> _Given request_
Starting at the first line of the listing below, retype each line up to and including the one that contains "plt.rcParams['font.family'] = ['Noto". Leave pictures out.

> _Information provided_
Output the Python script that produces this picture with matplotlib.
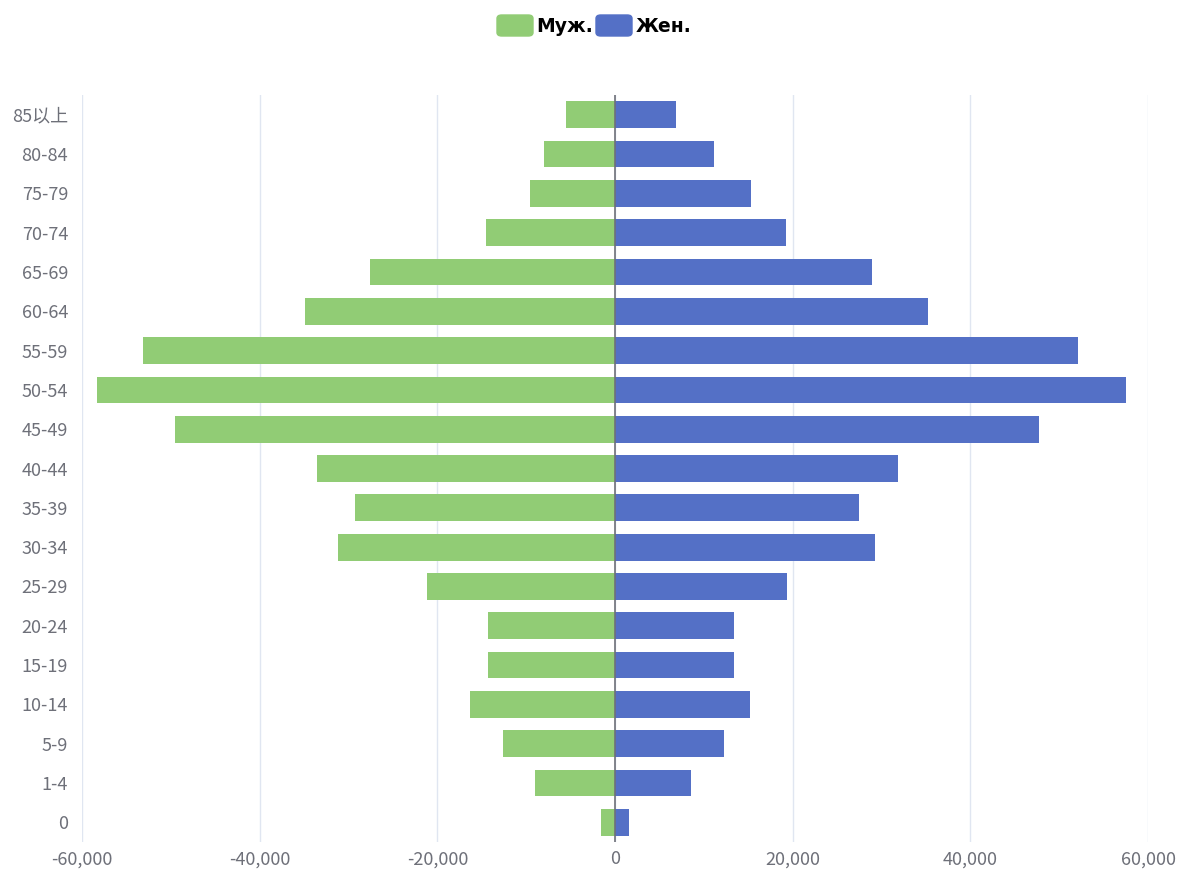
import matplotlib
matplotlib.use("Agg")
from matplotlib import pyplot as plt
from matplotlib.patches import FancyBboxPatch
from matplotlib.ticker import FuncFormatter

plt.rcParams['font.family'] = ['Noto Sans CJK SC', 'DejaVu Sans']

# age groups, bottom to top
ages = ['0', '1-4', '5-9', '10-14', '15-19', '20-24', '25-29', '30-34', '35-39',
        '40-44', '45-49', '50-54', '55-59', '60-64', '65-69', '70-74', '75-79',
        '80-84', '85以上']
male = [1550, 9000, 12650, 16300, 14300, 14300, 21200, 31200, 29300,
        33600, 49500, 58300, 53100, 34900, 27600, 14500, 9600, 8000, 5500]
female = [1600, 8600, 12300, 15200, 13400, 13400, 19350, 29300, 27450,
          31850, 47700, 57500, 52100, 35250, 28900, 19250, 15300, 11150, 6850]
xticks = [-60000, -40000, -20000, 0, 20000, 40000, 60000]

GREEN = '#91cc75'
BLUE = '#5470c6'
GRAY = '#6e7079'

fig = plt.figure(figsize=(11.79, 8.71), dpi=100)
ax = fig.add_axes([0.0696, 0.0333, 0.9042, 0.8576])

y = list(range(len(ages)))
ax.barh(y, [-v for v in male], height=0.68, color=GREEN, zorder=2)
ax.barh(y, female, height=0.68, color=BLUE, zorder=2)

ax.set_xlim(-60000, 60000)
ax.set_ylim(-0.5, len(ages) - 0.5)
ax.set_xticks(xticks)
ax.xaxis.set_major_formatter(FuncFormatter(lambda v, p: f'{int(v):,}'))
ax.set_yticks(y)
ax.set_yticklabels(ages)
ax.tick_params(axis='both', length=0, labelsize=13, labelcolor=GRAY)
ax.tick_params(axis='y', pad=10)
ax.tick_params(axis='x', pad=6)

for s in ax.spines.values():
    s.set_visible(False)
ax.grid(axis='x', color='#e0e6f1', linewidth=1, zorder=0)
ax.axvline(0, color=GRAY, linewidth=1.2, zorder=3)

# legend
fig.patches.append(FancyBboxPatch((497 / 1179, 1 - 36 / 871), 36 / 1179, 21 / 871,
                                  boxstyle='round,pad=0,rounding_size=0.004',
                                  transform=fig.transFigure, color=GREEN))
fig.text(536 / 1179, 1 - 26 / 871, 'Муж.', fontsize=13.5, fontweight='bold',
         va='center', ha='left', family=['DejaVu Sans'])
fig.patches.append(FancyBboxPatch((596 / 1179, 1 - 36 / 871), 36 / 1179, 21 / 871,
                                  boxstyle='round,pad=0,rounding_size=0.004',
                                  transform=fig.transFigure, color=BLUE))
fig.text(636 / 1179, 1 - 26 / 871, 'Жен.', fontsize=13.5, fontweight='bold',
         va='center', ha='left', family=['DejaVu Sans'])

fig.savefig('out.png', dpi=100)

> _Solution for this task_
Output the Python script that produces this picture with matplotlib.
import matplotlib
matplotlib.use("Agg")
from matplotlib import pyplot as plt
from matplotlib.patches import FancyBboxPatch
from matplotlib.ticker import FuncFormatter

plt.rcParams['font.family'] = ['Noto Sans CJK SC', 'DejaVu Sans']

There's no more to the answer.